— begin Data for the task —

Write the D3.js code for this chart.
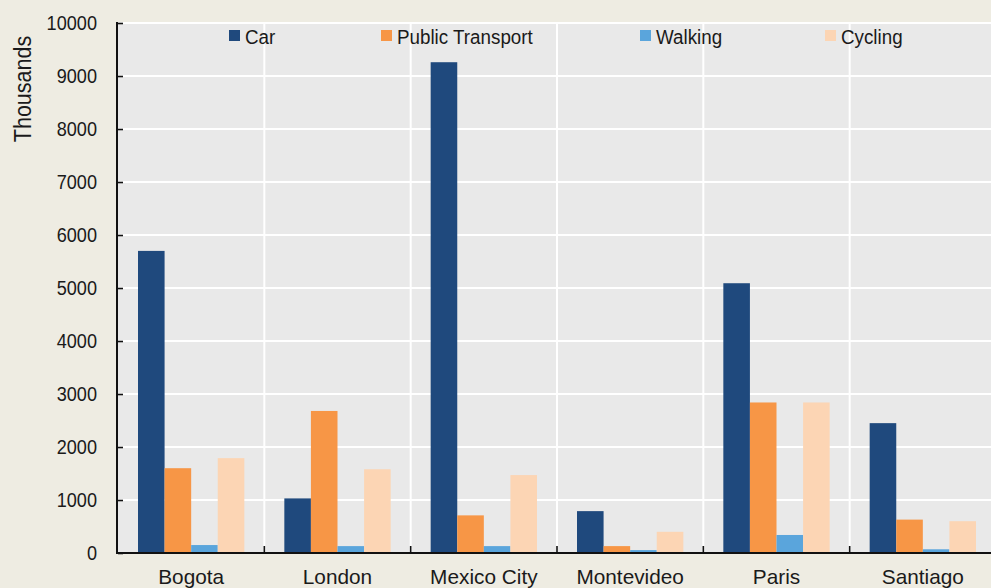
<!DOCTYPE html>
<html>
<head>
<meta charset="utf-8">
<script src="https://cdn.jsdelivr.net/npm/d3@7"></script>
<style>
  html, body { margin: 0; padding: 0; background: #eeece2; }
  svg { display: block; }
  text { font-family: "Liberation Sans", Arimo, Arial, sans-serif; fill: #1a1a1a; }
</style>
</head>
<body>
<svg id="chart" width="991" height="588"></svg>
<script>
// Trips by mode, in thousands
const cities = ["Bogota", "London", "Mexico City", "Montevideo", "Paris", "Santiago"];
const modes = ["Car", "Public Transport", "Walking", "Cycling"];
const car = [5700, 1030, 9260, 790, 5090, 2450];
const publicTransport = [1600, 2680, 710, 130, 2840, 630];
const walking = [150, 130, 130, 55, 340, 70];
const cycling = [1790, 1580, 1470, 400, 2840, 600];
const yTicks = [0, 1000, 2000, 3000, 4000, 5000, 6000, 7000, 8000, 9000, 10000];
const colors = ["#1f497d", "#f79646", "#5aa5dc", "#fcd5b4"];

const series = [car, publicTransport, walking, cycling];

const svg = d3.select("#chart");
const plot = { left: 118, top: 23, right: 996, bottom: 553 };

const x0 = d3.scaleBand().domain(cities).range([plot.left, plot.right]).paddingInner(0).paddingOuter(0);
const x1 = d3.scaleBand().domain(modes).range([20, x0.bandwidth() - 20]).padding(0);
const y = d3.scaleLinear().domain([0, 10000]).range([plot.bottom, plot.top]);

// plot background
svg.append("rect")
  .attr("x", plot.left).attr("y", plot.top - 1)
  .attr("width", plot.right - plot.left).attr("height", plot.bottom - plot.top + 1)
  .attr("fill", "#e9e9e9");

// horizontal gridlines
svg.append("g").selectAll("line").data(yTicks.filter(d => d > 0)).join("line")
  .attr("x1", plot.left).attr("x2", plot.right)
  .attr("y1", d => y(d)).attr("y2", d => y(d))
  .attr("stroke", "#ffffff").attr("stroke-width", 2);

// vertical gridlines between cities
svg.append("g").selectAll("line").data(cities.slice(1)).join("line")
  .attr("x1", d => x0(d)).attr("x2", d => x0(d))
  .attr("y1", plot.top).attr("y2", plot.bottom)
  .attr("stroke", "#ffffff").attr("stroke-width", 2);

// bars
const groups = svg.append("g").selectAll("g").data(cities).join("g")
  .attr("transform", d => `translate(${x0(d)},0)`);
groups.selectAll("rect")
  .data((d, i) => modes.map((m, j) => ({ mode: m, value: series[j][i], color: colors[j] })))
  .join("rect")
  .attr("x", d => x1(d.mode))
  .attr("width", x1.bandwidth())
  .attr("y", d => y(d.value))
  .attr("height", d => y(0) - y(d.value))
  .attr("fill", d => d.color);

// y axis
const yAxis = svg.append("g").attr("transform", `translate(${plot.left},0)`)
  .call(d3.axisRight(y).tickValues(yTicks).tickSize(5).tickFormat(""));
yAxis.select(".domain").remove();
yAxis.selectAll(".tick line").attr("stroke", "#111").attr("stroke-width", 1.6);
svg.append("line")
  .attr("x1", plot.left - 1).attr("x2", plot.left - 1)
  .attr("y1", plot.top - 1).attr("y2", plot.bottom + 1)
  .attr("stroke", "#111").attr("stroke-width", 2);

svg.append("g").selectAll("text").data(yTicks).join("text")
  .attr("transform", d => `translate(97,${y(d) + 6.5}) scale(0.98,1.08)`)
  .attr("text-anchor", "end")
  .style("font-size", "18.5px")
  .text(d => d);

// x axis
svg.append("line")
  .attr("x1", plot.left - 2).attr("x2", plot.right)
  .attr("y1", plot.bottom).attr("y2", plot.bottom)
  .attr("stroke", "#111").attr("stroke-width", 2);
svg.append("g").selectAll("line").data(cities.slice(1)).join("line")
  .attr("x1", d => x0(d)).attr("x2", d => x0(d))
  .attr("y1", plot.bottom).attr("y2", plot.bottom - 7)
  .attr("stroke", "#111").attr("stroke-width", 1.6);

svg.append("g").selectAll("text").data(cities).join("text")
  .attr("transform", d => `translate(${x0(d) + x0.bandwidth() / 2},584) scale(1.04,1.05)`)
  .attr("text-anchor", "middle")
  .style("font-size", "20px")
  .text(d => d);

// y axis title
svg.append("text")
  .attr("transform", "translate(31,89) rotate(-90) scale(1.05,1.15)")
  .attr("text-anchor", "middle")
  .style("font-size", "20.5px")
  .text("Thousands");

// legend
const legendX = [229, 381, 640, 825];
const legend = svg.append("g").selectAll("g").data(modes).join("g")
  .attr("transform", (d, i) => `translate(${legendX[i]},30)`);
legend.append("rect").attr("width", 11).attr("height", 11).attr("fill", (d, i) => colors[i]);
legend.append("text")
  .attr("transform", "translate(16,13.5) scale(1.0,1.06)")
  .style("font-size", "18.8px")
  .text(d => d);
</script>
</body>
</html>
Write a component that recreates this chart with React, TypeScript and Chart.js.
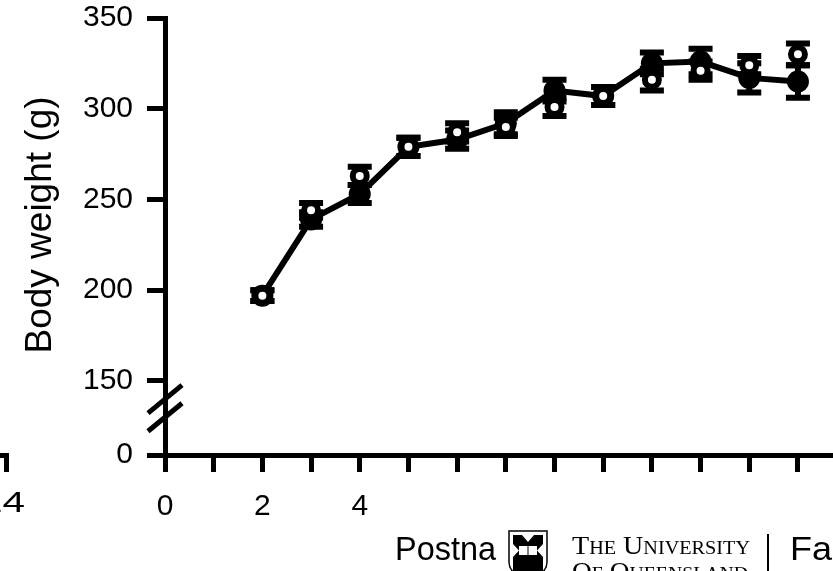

— end Data for the task —

What the task requires ::
Restate each line of the records exactly; pictures do not belong in the copy.

Reply ::
Write the D3.js code for this chart.
<!DOCTYPE html>
<html>
<head>
<meta charset="utf-8">
<script src="https://cdn.jsdelivr.net/npm/d3@7"></script>
<style>
  html, body { margin: 0; padding: 0; background: #eeece2; }
  svg { display: block; }
  text { font-family: "Liberation Sans", Arimo, Arial, sans-serif; fill: #1a1a1a; }
</style>
</head>
<body>
<svg id="chart" width="991" height="588"></svg>
<script>
// Trips by mode, in thousands
const cities = ["Bogota", "London", "Mexico City", "Montevideo", "Paris", "Santiago"];
const modes = ["Car", "Public Transport", "Walking", "Cycling"];
const car = [5700, 1030, 9260, 790, 5090, 2450];
const publicTransport = [1600, 2680, 710, 130, 2840, 630];
const walking = [150, 130, 130, 55, 340, 70];
const cycling = [1790, 1580, 1470, 400, 2840, 600];
const yTicks = [0, 1000, 2000, 3000, 4000, 5000, 6000, 7000, 8000, 9000, 10000];
const colors = ["#1f497d", "#f79646", "#5aa5dc", "#fcd5b4"];

const series = [car, publicTransport, walking, cycling];

const svg = d3.select("#chart");
const plot = { left: 118, top: 23, right: 996, bottom: 553 };

const x0 = d3.scaleBand().domain(cities).range([plot.left, plot.right]).paddingInner(0).paddingOuter(0);
const x1 = d3.scaleBand().domain(modes).range([20, x0.bandwidth() - 20]).padding(0);
const y = d3.scaleLinear().domain([0, 10000]).range([plot.bottom, plot.top]);

// plot background
svg.append("rect")
  .attr("x", plot.left).attr("y", plot.top - 1)
  .attr("width", plot.right - plot.left).attr("height", plot.bottom - plot.top + 1)
  .attr("fill", "#e9e9e9");

// horizontal gridlines
svg.append("g").selectAll("line").data(yTicks.filter(d => d > 0)).join("line")
  .attr("x1", plot.left).attr("x2", plot.right)
  .attr("y1", d => y(d)).attr("y2", d => y(d))
  .attr("stroke", "#ffffff").attr("stroke-width", 2);

// vertical gridlines between cities
svg.append("g").selectAll("line").data(cities.slice(1)).join("line")
  .attr("x1", d => x0(d)).attr("x2", d => x0(d))
  .attr("y1", plot.top).attr("y2", plot.bottom)
  .attr("stroke", "#ffffff").attr("stroke-width", 2);

// bars
const groups = svg.append("g").selectAll("g").data(cities).join("g")
  .attr("transform", d => `translate(${x0(d)},0)`);
groups.selectAll("rect")
  .data((d, i) => modes.map((m, j) => ({ mode: m, value: series[j][i], color: colors[j] })))
  .join("rect")
  .attr("x", d => x1(d.mode))
  .attr("width", x1.bandwidth())
  .attr("y", d => y(d.value))
  .attr("height", d => y(0) - y(d.value))
  .attr("fill", d => d.color);

// y axis
const yAxis = svg.append("g").attr("transform", `translate(${plot.left},0)`)
  .call(d3.axisRight(y).tickValues(yTicks).tickSize(5).tickFormat(""));
yAxis.select(".domain").remove();
yAxis.selectAll(".tick line").attr("stroke", "#111").attr("stroke-width", 1.6);
svg.append("line")
  .attr("x1", plot.left - 1).attr("x2", plot.left - 1)
  .attr("y1", plot.top - 1).attr("y2", plot.bottom + 1)
  .attr("stroke", "#111").attr("stroke-width", 2);

svg.append("g").selectAll("text").data(yTicks).join("text")
  .attr("transform", d => `translate(97,${y(d) + 6.5}) scale(0.98,1.08)`)
  .attr("text-anchor", "end")
  .style("font-size", "18.5px")
  .text(d => d);

// x axis
svg.append("line")
  .attr("x1", plot.left - 2).attr("x2", plot.right)
  .attr("y1", plot.bottom).attr("y2", plot.bottom)
  .attr("stroke", "#111").attr("stroke-width", 2);
svg.append("g").selectAll("line").data(cities.slice(1)).join("line")
  .attr("x1", d => x0(d)).attr("x2", d => x0(d))
  .attr("y1", plot.bottom).attr("y2", plot.bottom - 7)
  .attr("stroke", "#111").attr("stroke-width", 1.6);

svg.append("g").selectAll("text").data(cities).join("text")
  .attr("transform", d => `translate(${x0(d) + x0.bandwidth() / 2},584) scale(1.04,1.05)`)
  .attr("text-anchor", "middle")
  .style("font-size", "20px")
  .text(d => d);

// y axis title
svg.append("text")
  .attr("transform", "translate(31,89) rotate(-90) scale(1.05,1.15)")
  .attr("text-anchor", "middle")
  .style("font-size", "20.5px")
  .text("Thousands");

// legend
const legendX = [229, 381, 640, 825];
const legend = svg.append("g").selectAll("g").data(modes).join("g")
  .attr("transform", (d, i) => `translate(${legendX[i]},30)`);
legend.append("rect").attr("width", 11).attr("height", 11).attr("fill", (d, i) => colors[i]);
legend.append("text")
  .attr("transform", "translate(16,13.5) scale(1.0,1.06)")
  .style("font-size", "18.8px")
  .text(d => d);
</script>
</body>
</html>
Write a component that recreates this chart with React, TypeScript and Chart.js.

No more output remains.